**TASK MATERIAL**
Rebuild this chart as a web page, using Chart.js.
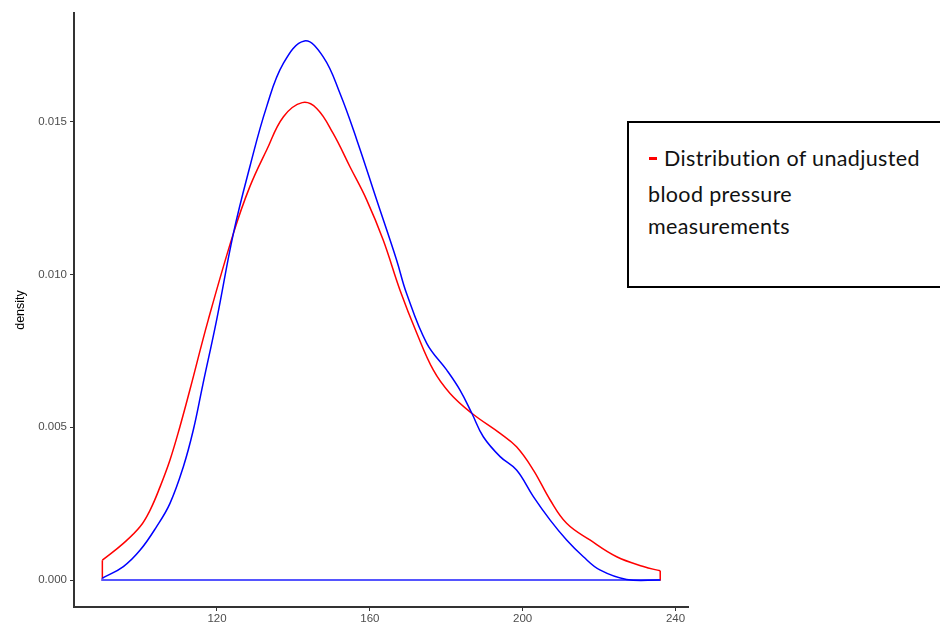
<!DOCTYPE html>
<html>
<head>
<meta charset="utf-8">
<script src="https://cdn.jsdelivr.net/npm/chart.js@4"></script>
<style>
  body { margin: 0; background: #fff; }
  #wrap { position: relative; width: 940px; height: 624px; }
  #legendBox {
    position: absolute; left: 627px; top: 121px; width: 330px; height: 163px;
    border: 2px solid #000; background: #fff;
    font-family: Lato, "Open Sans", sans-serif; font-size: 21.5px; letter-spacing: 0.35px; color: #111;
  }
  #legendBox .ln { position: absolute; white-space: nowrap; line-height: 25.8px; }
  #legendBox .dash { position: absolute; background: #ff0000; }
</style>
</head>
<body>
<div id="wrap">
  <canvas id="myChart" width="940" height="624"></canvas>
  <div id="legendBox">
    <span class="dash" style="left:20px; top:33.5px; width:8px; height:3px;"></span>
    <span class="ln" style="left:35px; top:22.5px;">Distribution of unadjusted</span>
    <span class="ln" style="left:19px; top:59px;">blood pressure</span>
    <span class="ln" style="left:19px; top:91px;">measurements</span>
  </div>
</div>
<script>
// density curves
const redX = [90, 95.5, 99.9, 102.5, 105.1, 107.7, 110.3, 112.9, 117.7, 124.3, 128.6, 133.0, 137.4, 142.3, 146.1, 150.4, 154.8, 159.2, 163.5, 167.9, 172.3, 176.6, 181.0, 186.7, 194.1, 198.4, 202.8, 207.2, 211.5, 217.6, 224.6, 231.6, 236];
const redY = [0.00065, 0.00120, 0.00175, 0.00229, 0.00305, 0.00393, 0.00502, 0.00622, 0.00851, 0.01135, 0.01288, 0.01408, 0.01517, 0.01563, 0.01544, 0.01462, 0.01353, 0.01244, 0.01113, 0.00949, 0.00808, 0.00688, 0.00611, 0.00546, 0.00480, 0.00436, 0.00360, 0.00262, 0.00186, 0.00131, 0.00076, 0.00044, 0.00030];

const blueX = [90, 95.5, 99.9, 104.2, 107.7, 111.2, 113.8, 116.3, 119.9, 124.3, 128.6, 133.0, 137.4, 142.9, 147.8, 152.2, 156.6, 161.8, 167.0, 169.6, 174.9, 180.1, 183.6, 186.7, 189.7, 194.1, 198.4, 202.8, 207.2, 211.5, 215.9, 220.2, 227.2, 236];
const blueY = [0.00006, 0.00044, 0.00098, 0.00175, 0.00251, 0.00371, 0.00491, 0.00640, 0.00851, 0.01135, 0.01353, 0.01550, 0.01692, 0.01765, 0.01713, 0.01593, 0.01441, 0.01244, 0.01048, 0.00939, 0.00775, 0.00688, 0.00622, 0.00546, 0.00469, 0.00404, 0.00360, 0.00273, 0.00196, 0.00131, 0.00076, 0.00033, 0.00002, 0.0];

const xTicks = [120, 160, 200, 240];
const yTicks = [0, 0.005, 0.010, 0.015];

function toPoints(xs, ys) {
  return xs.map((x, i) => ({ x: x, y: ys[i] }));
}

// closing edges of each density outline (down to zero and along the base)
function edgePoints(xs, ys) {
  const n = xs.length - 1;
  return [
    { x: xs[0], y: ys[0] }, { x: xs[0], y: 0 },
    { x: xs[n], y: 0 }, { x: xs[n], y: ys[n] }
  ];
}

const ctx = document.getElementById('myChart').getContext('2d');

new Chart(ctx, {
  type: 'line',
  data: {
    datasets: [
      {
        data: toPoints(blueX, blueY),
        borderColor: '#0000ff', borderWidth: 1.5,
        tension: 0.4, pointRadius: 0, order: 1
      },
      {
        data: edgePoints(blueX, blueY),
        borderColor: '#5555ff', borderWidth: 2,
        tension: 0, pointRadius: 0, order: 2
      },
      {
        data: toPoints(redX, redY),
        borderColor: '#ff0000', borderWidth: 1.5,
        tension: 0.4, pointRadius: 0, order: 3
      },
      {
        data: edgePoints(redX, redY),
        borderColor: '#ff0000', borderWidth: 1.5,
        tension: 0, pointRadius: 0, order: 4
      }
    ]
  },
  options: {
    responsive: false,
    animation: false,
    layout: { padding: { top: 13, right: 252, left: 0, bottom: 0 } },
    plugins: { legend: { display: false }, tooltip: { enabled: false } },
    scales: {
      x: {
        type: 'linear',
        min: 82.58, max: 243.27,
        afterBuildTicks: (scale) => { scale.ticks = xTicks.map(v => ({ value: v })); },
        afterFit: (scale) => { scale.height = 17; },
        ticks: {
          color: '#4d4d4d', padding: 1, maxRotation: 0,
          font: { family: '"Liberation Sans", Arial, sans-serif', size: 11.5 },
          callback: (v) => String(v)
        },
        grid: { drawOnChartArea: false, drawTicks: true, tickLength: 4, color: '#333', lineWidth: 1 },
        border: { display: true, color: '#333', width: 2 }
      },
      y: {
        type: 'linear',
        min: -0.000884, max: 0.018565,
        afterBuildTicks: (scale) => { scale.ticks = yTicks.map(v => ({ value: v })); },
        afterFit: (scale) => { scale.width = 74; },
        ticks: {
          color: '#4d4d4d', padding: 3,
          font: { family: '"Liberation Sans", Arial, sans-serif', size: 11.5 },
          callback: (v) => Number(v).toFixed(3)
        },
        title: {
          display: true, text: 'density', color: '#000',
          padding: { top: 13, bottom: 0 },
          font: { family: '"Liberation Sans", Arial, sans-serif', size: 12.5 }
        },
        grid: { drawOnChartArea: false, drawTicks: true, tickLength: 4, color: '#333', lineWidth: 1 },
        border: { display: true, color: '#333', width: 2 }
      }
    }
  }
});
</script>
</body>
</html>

---

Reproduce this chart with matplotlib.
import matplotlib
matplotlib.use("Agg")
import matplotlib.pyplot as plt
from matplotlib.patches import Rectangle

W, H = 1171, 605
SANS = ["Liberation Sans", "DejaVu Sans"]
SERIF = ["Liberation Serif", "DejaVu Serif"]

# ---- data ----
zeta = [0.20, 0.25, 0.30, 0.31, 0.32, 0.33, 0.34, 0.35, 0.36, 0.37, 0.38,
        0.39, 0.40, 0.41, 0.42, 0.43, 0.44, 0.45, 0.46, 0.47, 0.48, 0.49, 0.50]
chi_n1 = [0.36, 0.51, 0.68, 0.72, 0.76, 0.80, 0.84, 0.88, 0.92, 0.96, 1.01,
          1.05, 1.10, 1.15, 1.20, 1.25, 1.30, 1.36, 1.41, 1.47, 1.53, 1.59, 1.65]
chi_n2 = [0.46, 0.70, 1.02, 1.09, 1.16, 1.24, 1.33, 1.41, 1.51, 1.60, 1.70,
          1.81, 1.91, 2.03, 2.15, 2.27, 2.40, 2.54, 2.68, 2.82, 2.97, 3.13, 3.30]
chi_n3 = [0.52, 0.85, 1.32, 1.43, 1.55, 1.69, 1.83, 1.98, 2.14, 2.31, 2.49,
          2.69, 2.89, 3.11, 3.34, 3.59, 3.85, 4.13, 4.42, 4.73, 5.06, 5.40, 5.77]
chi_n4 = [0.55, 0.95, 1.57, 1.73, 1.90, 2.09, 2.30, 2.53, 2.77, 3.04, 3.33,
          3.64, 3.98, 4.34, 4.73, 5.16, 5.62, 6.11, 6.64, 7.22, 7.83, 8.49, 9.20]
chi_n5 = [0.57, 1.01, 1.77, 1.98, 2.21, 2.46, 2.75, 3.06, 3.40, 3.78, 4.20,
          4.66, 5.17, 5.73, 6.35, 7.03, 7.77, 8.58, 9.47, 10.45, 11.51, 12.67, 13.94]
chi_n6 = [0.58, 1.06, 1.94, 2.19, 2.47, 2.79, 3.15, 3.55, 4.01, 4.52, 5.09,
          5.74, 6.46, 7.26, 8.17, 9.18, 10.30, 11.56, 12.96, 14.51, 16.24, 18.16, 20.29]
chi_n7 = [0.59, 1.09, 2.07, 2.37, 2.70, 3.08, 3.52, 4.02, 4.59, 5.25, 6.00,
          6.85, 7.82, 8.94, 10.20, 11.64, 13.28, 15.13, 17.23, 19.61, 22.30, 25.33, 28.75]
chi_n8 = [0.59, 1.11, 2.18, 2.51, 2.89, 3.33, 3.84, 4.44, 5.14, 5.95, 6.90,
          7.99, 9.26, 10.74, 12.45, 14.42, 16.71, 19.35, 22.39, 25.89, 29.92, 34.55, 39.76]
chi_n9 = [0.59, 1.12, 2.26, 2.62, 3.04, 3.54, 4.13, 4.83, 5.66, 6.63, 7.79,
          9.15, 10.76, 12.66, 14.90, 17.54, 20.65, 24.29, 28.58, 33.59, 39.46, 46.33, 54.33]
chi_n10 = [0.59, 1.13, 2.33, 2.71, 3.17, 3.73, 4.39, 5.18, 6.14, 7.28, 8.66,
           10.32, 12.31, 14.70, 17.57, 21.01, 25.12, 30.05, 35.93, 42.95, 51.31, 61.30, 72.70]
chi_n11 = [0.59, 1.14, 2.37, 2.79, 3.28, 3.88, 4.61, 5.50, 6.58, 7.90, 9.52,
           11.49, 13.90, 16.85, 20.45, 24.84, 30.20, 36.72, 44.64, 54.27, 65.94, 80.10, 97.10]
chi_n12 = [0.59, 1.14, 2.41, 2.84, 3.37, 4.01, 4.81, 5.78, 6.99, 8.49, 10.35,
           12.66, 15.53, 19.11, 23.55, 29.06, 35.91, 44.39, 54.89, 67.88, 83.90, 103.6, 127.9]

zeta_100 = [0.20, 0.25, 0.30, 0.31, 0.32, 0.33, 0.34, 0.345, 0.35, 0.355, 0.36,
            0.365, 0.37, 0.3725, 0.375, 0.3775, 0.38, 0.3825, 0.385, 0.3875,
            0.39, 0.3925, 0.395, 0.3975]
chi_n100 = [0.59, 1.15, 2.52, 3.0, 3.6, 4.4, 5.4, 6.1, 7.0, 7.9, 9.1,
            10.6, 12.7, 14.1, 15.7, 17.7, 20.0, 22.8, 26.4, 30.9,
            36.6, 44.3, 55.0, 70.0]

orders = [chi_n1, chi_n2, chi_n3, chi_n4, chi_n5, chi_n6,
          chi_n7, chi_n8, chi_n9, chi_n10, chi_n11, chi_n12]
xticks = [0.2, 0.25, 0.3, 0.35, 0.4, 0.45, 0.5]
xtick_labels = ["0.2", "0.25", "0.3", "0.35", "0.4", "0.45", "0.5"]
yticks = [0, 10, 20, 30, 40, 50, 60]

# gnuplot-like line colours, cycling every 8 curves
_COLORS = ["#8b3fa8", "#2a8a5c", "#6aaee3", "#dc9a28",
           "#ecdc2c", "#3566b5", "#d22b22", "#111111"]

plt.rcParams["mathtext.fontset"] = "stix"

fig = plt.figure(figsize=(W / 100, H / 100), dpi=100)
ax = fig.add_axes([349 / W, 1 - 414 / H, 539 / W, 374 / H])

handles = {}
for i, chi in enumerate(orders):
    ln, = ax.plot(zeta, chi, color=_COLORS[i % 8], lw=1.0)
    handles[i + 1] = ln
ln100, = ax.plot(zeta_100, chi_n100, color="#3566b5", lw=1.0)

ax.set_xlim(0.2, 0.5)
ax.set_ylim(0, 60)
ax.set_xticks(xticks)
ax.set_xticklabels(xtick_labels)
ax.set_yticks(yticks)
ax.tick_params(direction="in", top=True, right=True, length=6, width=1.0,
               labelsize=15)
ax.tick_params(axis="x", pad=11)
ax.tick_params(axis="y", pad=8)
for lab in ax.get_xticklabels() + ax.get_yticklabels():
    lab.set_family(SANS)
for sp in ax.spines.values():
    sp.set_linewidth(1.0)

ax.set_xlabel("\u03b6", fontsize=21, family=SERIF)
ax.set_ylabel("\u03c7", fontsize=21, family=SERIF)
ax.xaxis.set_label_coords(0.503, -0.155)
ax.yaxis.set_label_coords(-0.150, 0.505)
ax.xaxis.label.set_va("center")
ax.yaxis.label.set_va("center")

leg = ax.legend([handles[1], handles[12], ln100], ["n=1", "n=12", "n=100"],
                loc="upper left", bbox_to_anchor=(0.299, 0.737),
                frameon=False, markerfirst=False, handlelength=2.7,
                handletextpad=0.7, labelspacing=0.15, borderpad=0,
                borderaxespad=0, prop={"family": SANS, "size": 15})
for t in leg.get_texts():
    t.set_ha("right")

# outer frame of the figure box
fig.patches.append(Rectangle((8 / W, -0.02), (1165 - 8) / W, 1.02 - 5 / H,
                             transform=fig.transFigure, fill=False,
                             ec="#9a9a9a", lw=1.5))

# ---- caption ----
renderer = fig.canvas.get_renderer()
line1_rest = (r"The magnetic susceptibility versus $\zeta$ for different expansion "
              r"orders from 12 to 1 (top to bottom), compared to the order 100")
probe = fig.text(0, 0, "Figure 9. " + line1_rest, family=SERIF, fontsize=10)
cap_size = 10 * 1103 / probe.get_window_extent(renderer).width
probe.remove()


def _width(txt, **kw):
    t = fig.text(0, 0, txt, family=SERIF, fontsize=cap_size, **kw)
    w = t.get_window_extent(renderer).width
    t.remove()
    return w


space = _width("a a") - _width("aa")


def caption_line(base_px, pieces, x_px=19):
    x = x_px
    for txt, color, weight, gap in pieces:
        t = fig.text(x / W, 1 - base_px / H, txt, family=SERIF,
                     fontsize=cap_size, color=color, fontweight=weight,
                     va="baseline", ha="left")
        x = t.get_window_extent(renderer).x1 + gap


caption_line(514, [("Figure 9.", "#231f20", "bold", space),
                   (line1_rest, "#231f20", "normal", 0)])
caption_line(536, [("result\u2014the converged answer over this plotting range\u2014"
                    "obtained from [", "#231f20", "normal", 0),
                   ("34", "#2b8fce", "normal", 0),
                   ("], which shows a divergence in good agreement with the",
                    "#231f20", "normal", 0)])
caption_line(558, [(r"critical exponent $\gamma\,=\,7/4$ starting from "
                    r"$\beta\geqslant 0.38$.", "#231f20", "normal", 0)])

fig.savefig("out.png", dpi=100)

**TASK OBJECTIVE**
From the listing above, copy all lines holding the word "this".

**THE REPLY**
Rebuild this chart as a web page, using Chart.js.
Reproduce this chart with matplotlib.
caption_line(536, [("result\u2014the converged answer over this plotting range\u2014"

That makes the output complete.